Tras la euforia provocada en 1989 por la caída del muro de Berlín hubo quien sugirió que así como los símbolos nazis estaban prohibidos en Alemania, en los países recién liberados tras la Cortina de Hierro, fuese vetada la parafernalia bolchevique. Las víctimas del comunismo eran muchas más que las de Hitler, se argumentaba. Y a diferencia de éste, que sólo dispuso de gobiernos títeres fuera de sus fronteras durante pocos años, los soviéticos prolongaron durante casi medio siglo su imperio en medio mundo.

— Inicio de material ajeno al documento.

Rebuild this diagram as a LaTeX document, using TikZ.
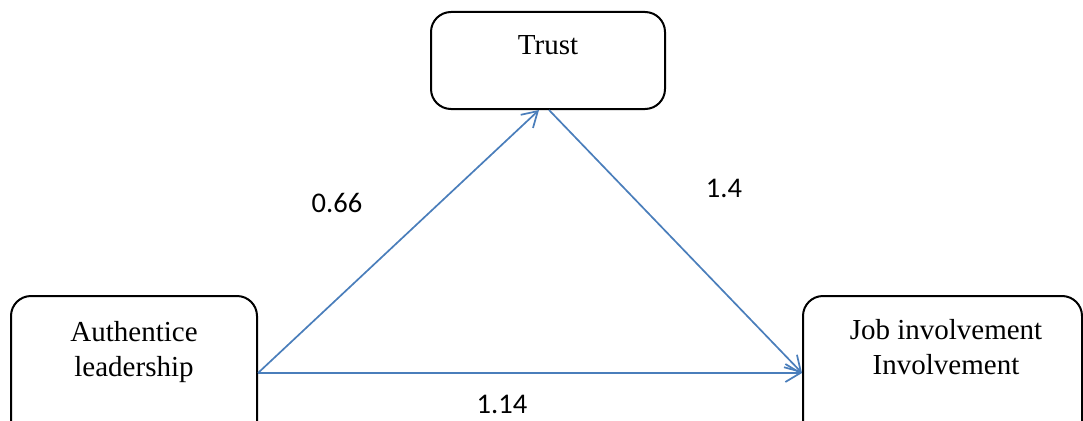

Había más razones, decían los anticomunistas, para arrojar la hoz y el martillo al basurero de la historia que a la esvástica, añejísimo símbolo religioso de la India que en mala hora cayó en manos de Hitler, mal pintor, pero eficaz diseñador gráfico, quien, cuenta la leyenda, dibujó él mismo la primera insignia de su partido. Pero los iconoclastas de 1989 se tropezaron con la ortodoxia liberal que considera al Estado inepto para ejercer de prefecto de la Historia aunque algunos liberales concedan, casuísticamente, que la desnazificación acaso requería de esas prohibiciones. También se enfrentaban a sociedades donde, entonces y ahora, el totalitarismo es añorado o deseable.

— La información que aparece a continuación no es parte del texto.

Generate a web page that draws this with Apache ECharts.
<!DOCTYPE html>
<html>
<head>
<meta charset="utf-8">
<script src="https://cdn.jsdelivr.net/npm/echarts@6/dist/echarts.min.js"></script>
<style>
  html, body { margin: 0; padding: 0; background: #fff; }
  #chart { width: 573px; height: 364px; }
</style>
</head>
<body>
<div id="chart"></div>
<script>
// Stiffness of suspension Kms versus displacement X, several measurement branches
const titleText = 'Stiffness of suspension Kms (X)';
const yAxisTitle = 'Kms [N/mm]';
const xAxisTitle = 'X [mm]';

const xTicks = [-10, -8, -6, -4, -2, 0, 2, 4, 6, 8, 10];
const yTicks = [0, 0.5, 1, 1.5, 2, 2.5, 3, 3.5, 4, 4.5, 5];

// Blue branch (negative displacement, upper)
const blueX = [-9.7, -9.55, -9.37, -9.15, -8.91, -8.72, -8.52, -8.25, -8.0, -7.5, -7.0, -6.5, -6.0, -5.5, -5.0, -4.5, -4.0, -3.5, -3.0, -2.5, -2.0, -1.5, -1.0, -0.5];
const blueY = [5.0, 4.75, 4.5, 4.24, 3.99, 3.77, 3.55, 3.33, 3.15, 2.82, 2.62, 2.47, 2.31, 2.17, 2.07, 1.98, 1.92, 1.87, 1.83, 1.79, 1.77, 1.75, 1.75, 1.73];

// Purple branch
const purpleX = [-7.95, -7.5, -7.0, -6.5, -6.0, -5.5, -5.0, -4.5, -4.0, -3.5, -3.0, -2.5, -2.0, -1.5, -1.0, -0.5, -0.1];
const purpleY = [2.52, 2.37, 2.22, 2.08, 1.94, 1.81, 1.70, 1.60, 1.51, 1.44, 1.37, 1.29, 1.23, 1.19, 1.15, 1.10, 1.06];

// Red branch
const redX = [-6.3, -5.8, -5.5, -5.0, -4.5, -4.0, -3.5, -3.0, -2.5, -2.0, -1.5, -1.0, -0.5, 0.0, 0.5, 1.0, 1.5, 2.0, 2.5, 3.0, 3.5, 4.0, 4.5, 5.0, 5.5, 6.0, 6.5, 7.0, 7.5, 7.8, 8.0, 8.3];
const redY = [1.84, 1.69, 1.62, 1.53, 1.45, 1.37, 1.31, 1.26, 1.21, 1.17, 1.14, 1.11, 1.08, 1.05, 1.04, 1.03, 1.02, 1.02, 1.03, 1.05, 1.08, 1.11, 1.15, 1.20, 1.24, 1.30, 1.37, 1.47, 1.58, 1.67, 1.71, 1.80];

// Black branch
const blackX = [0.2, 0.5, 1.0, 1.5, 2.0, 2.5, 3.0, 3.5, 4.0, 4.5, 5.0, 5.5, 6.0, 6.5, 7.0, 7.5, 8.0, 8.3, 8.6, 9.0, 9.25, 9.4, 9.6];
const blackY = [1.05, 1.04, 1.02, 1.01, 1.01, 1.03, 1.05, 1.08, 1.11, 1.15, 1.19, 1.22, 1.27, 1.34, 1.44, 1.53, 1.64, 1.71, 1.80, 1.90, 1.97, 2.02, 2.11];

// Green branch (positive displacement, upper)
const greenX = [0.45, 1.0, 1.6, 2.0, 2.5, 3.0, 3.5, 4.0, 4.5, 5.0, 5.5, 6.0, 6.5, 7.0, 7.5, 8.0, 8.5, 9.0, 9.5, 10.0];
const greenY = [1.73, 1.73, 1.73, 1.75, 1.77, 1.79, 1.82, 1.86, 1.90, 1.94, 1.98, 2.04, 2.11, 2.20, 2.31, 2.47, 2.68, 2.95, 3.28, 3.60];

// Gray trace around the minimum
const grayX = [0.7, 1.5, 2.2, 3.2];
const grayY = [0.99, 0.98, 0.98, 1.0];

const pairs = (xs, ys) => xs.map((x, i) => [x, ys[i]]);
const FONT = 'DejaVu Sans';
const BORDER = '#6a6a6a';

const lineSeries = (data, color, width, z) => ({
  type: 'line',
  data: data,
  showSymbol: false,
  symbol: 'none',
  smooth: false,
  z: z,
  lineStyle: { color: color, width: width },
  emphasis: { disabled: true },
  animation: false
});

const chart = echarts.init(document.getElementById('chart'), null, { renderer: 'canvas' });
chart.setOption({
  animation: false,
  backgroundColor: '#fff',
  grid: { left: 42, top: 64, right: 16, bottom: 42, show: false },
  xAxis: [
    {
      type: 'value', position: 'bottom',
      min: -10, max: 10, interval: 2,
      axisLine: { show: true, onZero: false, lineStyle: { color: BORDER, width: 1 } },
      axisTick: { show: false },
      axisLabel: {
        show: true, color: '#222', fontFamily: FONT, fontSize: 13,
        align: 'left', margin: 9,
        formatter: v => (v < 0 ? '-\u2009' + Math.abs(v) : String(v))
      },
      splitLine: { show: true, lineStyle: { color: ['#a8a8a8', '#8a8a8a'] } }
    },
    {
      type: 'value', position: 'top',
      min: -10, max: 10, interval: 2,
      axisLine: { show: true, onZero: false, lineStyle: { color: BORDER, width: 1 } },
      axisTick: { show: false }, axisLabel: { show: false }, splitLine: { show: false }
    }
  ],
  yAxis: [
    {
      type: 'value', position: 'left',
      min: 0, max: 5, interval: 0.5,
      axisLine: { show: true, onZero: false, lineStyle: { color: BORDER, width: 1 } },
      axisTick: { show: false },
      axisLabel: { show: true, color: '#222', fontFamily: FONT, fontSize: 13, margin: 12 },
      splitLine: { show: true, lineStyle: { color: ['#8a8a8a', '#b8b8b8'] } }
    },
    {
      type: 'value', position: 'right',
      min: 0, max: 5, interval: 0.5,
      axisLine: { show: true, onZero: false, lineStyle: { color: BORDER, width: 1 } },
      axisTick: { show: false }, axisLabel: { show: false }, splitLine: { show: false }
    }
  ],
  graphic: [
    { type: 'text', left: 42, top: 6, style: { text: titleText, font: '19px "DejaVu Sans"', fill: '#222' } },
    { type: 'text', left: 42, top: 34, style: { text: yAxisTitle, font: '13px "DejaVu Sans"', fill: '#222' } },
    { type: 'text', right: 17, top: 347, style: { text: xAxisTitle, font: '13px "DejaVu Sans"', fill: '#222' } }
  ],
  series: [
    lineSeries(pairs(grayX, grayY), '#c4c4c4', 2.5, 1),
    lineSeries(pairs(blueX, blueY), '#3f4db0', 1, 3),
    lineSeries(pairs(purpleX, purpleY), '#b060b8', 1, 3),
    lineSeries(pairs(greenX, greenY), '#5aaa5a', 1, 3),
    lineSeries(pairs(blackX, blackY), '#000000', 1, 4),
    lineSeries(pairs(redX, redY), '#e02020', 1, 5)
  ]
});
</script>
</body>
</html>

No sólo los rusos, los cuales han recibido sólo irrelevantes lecciones de memoria histórica y a quienes Putin ha convencido de la grandeza soviética, sino millones de ciudadanos en el mundo democrático consideran que el comunismo, de Stalin o de Mao, fue buena cosa para la humanidad y merece una segunda oportunidad. Cuando admiten sus “errores”, los justifican mediante comparaciones extralógicas como decir que los campos de exterminio o trabajo del Occidente capitalista, son o fueron, sus colonias en el Tercer Mundo. O sostienen que condenar a la URSS por el Gulag es como deshacerse de toda la Iglesia católica debido a la Inquisición. Terror lo ha habido en todo sistema político y religioso, sin duda, pero el propósito de ejercerlo desde el principio, como esencia de su poder, es monopolio probado de Lenin y Trotski.

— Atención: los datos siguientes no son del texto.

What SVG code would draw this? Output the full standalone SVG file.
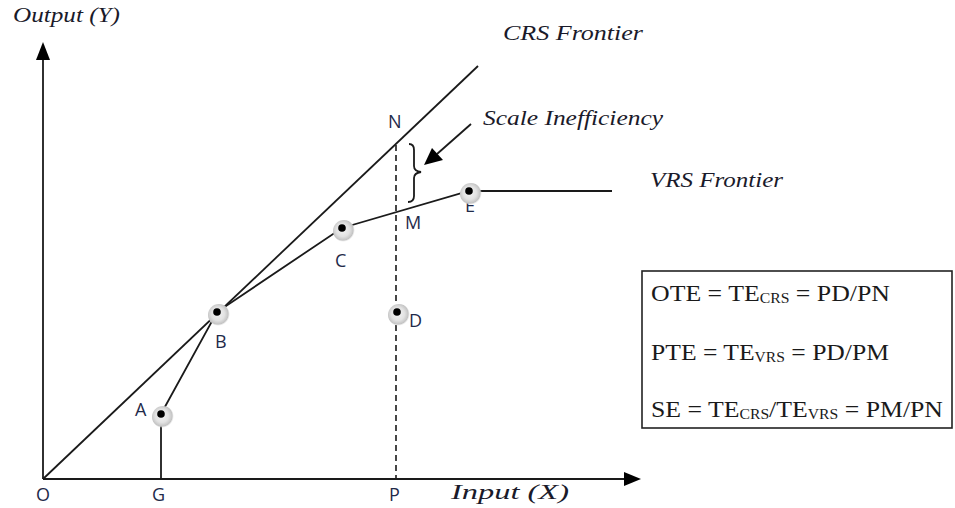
<svg xmlns="http://www.w3.org/2000/svg" width="955" height="508" viewBox="0 0 955 508">
<style>
.ln{stroke:#1a1a1a;stroke-width:1.8;fill:none}
.dash{stroke:#1a1a1a;stroke-width:1.6;fill:none;stroke-dasharray:6,4}
.it{font-family:"Liberation Serif","Times New Roman",serif;font-style:italic;font-size:21px;fill:#1a1a2a}
.lb{font-family:"Open Sans","Liberation Sans",sans-serif;font-size:18px;fill:#1f2a4a}
.eq{font-family:"Liberation Serif","Times New Roman",serif;font-size:23px;fill:#1a1a1a}
.sub{font-size:14px}
.dot{fill:#000}
</style>
<defs>
<radialGradient id="halo" cx="0.45" cy="0.45" r="0.55">
<stop offset="0" stop-color="#f4f4f4"/>
<stop offset="0.55" stop-color="#e2e2e2"/>
<stop offset="0.85" stop-color="#c4c4c4"/>
<stop offset="1" stop-color="#e8e8e8" stop-opacity="0"/>
</radialGradient>
</defs>
<rect width="955" height="508" fill="#fff"/>

<g id="axes">
<line class="ln" x1="43" y1="479" x2="43" y2="58"/>
<path d="M36,60 L43,42 L50,60 z" fill="#000"/>
<line class="ln" x1="43" y1="479" x2="625" y2="479"/>
<path d="M624,472 L641,479 L624,486 z" fill="#000"/>
<text class="it" x="13" y="22" textLength="107" lengthAdjust="spacingAndGlyphs">Output (Y)</text>
<text class="it" x="451" y="499" textLength="118" lengthAdjust="spacingAndGlyphs">Input (X)</text>
</g>

<g id="connectors">
<line id="crs" class="ln" x1="43" y1="479" x2="478" y2="66"/>
<polyline id="vrs" class="ln" points="161,414 217,312 342,228 469,191 612,191"/>
<line class="ln" x1="161" y1="414" x2="161" y2="479"/>
<line class="dash" x1="396" y1="145" x2="396" y2="479"/>
<path class="ln" stroke-width="1.4" d="M409,144 Q414,144 414,150 L414,166 Q414,171 421,172 Q414,173 414,178 L414,196 Q414,202 408,202"/>
<line class="ln" x1="471" y1="124" x2="437" y2="154" stroke-width="3"/>
<path d="M424,165 L432,148 L443,160 z" fill="#000"/>
</g>

<g id="pointA"><circle cx="163" cy="417" r="11" fill="url(#halo)"/><circle class="dot" cx="161" cy="414" r="3.8"/><text class="lb" x="135" y="416">A</text></g>
<g id="pointB"><circle cx="219" cy="315" r="11" fill="url(#halo)"/><circle class="dot" cx="217" cy="312" r="3.8"/><text class="lb" x="215" y="348">B</text></g>
<g id="pointC"><circle cx="344" cy="231" r="11" fill="url(#halo)"/><circle class="dot" cx="342" cy="228" r="3.8"/><text class="lb" x="335" y="267">C</text></g>
<g id="pointD"><circle cx="399" cy="315" r="11" fill="url(#halo)"/><circle class="dot" cx="397" cy="312" r="3.8"/><text class="lb" x="409" y="327">D</text></g>
<g id="pointE"><text class="lb" x="465" y="212">E</text><circle cx="471" cy="194" r="11" fill="url(#halo)"/><circle class="dot" cx="469" cy="191" r="3.8"/></g>
<g id="pointM"><text class="lb" x="405" y="229">M</text></g>
<g id="pointN"><text class="lb" x="388" y="128">N</text></g>
<g id="pointO"><text class="lb" x="36" y="501">O</text></g>
<g id="pointG"><text class="lb" x="152" y="501">G</text></g>
<g id="pointP"><text class="lb" x="389" y="501">P</text></g>

<g id="labels">
<text class="it" x="503" y="40" textLength="140" lengthAdjust="spacingAndGlyphs">CRS Frontier</text>
<text class="it" x="483" y="125" textLength="180" lengthAdjust="spacingAndGlyphs">Scale Inefficiency</text>
<text class="it" x="650" y="187" textLength="133" lengthAdjust="spacingAndGlyphs">VRS Frontier</text>
</g>

<g id="formulaBox">
<rect x="642" y="271" width="310" height="157" fill="#fff" stroke="#222" stroke-width="1.6"/>
<text class="eq" x="651" y="301" textLength="239" lengthAdjust="spacingAndGlyphs">OTE = TE<tspan class="sub" dy="2">CRS</tspan><tspan dy="-2"> = PD/PN</tspan></text>
<text class="eq" x="651" y="360" textLength="238" lengthAdjust="spacingAndGlyphs">PTE = TE<tspan class="sub" dy="2">VRS</tspan><tspan dy="-2"> = PD/PM</tspan></text>
<text class="eq" x="651" y="417" textLength="292" lengthAdjust="spacingAndGlyphs">SE = TE<tspan class="sub" dy="2">CRS</tspan><tspan dy="-2">/TE</tspan><tspan class="sub" dy="2">VRS</tspan><tspan dy="-2"> = PM/PN</tspan></text>
</g>
</svg>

Los simpatizantes de formas carnívoras o vegetarianas del comunismo provocaron una discusión entre dos especialistas franceses, ambos viejos sabios decepcionados de Marx o de su legado. Uno, François Furet, decía que los procomunistas habían sido víctimas de una alucinación colectiva como creyentes en la posibilidad de un paraíso terrestre. Otro, Jean–François Revel, afirmaba —sin negar el concurso de los proverbiales tontos útiles— que el éxito del comunismo en los países donde no tiranizaba, se debía al amor innato de los seres humanos, la mayoría de ellos, por la violencia y la dictadura.

En México existe un solo partido que se reivindica como leal simpatizante de uno de los últimos regímenes comunistas sobrevivientes en el mundo, el Partido del Trabajo, cuyos dirigentes, a cuenta de nuestros impuestos, viajan a cuanta celebración los invitan en Corea del Norte. Si es que un fogonazo nuclear, venga de dentro o de fuera, no borra antes a esa nación dividida, cuando caiga la insólita dinastía de los Kim, sus violaciones a los derechos humanos serán documentadas a plenitud como las cometidas por el Khmer Rojo en la antigua Camboya, comenzando por la más barata de las formas del genocidio: la hambruna como política de Estado.

Es para preocuparse que de todos los partidos y grupos de izquierda anhelantes en aliarse con Morena para llevar a López Obrador a la Presidencia, el único elegido haya sido, hasta el momento, el PT. Olvidándonos de los oscuros orígenes de ese partido (dicen que la mano de los Salinas regó ese maoísmo de origen duranguense), sería inútil preguntarle, al candidato eterno, si sabe qué ideología representa el PT. De saberlo, o lo cree mentira imperialista (él, tan inhábil con la retórica de la vieja izquierda) o francamente le vale. ¿O exagerando, lo anima una virtuosa combinación de Furet y Revel, el deseo de someter mediante el terror a ese 65% que no parece dispuesto a votar por quien encarna —él— el paraíso terrestre?